WHAT YOU ARE ASKED TO DO => Look through the data and write out every line with the word "code" in it.

RECORDS =>
- - - - -
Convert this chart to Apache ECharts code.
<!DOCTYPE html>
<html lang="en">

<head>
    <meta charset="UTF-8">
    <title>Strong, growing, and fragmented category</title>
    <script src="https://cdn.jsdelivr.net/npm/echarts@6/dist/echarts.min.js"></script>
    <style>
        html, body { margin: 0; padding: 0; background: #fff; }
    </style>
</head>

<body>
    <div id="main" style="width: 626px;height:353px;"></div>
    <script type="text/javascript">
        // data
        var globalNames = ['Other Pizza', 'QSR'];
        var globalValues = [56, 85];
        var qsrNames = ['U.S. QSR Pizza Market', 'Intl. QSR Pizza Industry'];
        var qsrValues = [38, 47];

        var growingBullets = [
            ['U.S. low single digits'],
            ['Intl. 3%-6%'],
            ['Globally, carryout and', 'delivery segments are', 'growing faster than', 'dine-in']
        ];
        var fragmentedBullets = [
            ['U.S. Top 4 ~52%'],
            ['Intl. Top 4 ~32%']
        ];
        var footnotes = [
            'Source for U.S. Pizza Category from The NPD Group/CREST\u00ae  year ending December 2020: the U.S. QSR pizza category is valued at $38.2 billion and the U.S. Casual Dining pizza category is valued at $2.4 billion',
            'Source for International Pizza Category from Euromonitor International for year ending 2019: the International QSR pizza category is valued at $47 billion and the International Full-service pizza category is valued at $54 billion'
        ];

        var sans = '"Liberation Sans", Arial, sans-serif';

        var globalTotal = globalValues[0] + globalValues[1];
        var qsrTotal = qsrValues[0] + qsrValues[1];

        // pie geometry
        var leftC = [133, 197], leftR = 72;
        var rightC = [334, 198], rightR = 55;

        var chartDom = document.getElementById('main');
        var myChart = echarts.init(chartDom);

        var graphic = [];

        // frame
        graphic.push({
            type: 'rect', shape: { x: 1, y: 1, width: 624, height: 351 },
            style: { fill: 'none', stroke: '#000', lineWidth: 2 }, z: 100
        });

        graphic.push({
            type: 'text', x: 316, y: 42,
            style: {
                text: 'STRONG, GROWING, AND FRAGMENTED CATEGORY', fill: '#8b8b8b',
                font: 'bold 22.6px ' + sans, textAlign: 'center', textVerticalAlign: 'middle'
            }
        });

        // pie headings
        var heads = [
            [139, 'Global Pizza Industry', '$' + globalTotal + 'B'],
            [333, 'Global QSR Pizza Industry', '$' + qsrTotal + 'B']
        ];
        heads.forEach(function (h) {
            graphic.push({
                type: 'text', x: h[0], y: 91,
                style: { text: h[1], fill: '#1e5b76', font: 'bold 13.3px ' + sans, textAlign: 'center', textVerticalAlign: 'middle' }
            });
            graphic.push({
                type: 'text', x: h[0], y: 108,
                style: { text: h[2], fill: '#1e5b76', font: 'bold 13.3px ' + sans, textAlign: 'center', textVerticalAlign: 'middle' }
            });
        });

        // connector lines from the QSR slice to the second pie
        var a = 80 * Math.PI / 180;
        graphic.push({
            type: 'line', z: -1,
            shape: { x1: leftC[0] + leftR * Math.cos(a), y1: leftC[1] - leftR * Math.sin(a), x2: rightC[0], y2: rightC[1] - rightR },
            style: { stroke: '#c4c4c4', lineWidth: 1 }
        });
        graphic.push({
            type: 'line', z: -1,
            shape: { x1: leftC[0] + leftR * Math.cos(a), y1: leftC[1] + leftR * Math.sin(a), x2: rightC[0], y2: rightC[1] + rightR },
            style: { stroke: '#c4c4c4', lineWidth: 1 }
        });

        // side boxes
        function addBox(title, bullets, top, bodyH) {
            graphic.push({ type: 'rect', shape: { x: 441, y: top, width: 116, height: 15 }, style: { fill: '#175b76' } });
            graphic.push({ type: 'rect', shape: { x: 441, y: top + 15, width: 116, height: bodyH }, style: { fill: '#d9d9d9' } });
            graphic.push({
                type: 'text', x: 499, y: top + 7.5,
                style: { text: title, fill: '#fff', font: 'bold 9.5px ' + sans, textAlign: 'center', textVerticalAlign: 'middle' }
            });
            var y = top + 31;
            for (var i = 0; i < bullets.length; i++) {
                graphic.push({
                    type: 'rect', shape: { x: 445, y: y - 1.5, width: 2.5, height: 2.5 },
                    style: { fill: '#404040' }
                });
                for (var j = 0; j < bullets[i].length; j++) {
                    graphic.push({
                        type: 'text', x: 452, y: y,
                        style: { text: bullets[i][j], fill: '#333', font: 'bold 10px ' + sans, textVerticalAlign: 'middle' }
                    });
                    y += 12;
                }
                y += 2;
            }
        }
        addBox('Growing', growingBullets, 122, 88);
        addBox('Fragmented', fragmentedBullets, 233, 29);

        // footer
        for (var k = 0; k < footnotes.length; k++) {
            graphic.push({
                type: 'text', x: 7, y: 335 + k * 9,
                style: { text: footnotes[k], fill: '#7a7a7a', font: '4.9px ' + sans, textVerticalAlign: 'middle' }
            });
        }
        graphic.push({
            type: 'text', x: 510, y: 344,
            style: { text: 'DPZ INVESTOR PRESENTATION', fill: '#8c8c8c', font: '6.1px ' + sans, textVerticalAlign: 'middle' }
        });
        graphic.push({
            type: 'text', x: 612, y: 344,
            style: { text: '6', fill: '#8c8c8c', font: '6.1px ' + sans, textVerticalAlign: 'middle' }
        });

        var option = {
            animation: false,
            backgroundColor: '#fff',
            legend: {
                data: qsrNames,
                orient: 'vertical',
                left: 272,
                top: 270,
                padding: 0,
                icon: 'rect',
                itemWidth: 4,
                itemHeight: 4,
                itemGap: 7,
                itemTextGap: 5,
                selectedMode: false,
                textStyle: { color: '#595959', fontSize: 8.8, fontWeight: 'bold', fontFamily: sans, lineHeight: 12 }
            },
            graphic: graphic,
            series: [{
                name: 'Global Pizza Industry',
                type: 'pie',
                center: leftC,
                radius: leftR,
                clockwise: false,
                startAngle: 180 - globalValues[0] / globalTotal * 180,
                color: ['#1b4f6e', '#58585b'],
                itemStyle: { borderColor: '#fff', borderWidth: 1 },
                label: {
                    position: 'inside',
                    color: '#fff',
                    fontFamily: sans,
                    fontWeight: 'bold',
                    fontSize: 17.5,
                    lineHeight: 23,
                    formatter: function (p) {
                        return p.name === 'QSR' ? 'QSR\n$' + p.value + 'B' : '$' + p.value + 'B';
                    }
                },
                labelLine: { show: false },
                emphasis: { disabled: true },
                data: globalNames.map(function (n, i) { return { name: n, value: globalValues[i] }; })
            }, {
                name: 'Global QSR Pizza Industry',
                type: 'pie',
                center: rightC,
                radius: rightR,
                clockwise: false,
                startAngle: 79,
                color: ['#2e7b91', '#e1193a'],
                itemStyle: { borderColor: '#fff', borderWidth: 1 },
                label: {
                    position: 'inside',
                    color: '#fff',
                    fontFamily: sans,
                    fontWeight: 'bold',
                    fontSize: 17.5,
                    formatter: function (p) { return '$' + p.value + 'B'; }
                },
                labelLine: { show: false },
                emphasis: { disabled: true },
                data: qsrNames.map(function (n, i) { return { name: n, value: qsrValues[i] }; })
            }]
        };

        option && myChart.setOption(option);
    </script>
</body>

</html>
- - - - -
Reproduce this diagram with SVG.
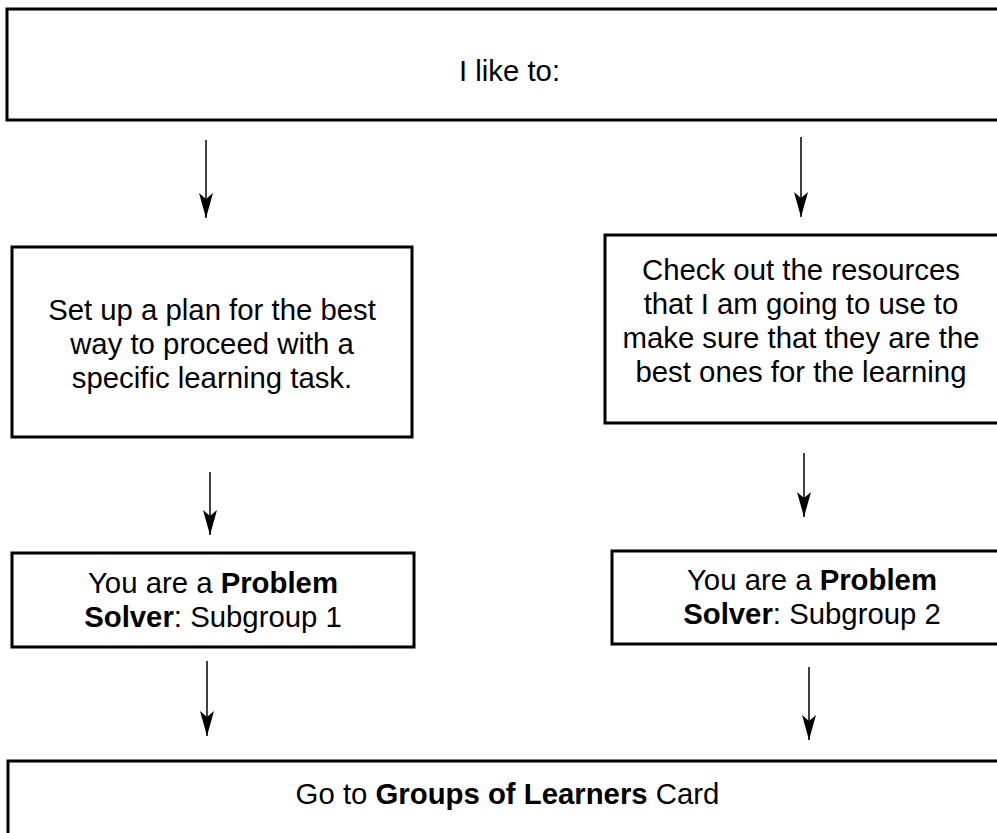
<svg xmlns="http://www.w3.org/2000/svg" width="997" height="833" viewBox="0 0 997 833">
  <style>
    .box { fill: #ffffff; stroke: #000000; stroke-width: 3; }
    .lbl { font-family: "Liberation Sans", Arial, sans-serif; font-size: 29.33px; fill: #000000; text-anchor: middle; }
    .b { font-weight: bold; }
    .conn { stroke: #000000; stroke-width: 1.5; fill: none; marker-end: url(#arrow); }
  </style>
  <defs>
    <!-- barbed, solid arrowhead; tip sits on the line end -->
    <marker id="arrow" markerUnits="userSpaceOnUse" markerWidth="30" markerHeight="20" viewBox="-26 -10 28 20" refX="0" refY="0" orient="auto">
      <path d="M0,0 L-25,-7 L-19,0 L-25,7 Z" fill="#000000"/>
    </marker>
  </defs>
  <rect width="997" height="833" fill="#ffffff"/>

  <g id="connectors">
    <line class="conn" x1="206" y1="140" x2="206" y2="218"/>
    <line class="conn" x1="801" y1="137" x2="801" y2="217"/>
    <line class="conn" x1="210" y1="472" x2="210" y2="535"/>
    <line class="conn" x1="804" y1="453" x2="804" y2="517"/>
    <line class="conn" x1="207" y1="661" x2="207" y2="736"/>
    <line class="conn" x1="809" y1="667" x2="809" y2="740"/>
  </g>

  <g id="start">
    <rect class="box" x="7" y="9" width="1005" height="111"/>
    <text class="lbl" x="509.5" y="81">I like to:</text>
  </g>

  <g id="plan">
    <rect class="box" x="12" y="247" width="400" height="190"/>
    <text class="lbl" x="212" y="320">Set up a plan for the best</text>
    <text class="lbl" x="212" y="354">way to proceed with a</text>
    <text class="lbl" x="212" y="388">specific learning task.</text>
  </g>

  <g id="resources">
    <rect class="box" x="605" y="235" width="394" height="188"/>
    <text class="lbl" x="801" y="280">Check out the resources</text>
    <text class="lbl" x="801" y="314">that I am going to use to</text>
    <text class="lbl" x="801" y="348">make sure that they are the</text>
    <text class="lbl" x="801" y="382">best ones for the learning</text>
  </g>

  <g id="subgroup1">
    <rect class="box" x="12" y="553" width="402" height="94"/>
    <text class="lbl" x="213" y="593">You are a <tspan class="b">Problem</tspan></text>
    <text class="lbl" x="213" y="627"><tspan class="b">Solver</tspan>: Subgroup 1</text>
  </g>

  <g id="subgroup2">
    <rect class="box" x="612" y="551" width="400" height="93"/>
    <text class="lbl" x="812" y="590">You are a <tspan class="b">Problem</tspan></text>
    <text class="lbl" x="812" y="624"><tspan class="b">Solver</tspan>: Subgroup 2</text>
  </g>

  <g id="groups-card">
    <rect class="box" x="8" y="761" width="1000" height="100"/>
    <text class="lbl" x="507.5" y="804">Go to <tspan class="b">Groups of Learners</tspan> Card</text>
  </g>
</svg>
- - - - -
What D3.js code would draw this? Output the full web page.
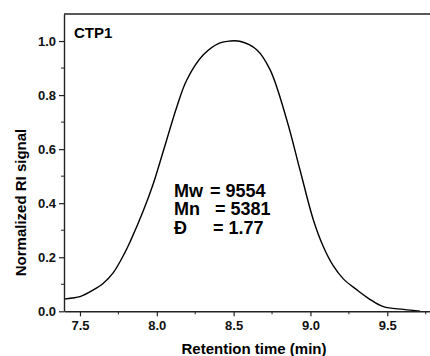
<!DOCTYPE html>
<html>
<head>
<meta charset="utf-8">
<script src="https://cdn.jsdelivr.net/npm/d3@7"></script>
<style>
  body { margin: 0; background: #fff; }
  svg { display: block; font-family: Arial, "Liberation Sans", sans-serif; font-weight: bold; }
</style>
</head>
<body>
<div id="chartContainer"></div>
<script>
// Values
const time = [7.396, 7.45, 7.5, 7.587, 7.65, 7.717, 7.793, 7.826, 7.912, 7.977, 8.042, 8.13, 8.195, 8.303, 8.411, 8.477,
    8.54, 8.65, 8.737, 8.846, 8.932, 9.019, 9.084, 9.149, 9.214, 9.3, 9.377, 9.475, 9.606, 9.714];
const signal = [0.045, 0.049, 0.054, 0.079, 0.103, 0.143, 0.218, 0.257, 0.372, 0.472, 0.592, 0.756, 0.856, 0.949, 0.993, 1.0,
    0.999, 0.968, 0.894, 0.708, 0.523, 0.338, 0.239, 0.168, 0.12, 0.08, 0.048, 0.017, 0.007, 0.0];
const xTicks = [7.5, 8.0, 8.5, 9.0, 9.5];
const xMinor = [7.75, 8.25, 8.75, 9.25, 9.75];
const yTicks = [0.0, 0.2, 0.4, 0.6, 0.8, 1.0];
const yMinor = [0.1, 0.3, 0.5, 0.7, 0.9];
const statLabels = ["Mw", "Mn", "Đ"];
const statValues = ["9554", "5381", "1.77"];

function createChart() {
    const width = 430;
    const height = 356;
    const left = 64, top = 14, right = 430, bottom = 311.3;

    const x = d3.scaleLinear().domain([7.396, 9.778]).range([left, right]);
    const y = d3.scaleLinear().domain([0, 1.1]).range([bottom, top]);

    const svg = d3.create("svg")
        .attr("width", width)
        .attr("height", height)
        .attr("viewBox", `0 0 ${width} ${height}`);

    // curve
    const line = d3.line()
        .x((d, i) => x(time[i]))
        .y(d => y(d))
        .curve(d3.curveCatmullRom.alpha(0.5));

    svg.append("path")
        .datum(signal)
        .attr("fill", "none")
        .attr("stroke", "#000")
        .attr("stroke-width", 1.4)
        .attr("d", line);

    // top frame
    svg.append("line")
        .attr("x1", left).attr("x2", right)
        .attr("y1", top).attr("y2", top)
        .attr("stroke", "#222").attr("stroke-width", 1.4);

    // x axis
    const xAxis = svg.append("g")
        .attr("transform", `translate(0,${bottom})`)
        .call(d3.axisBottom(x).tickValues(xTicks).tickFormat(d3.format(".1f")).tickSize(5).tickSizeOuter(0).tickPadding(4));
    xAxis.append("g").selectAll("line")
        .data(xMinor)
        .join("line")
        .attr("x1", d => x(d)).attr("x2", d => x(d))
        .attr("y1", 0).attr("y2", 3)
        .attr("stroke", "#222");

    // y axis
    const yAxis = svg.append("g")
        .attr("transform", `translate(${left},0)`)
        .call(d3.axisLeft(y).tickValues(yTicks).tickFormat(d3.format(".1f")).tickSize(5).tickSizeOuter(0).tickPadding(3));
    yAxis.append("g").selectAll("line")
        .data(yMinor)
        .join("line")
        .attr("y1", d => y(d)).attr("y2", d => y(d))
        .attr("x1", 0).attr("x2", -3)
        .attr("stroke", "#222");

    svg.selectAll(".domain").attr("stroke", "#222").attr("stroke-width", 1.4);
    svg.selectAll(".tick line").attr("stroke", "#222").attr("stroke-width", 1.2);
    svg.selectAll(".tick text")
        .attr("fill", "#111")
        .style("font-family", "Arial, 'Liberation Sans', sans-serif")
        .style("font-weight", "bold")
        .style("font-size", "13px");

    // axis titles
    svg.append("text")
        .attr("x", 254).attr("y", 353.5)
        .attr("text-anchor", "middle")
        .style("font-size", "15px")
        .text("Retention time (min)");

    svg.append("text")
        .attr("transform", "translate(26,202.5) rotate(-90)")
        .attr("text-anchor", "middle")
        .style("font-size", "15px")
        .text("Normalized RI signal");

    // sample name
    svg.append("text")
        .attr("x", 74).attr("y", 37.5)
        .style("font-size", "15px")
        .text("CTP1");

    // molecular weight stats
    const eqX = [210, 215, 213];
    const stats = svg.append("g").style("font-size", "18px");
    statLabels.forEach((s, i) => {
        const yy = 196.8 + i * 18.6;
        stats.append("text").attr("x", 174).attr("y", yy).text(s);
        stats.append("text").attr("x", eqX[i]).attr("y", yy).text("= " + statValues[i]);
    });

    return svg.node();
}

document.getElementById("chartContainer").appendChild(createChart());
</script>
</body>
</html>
- - - - -
THE REPLY =>
Convert this chart to Apache ECharts code.
What D3.js code would draw this? Output the full web page.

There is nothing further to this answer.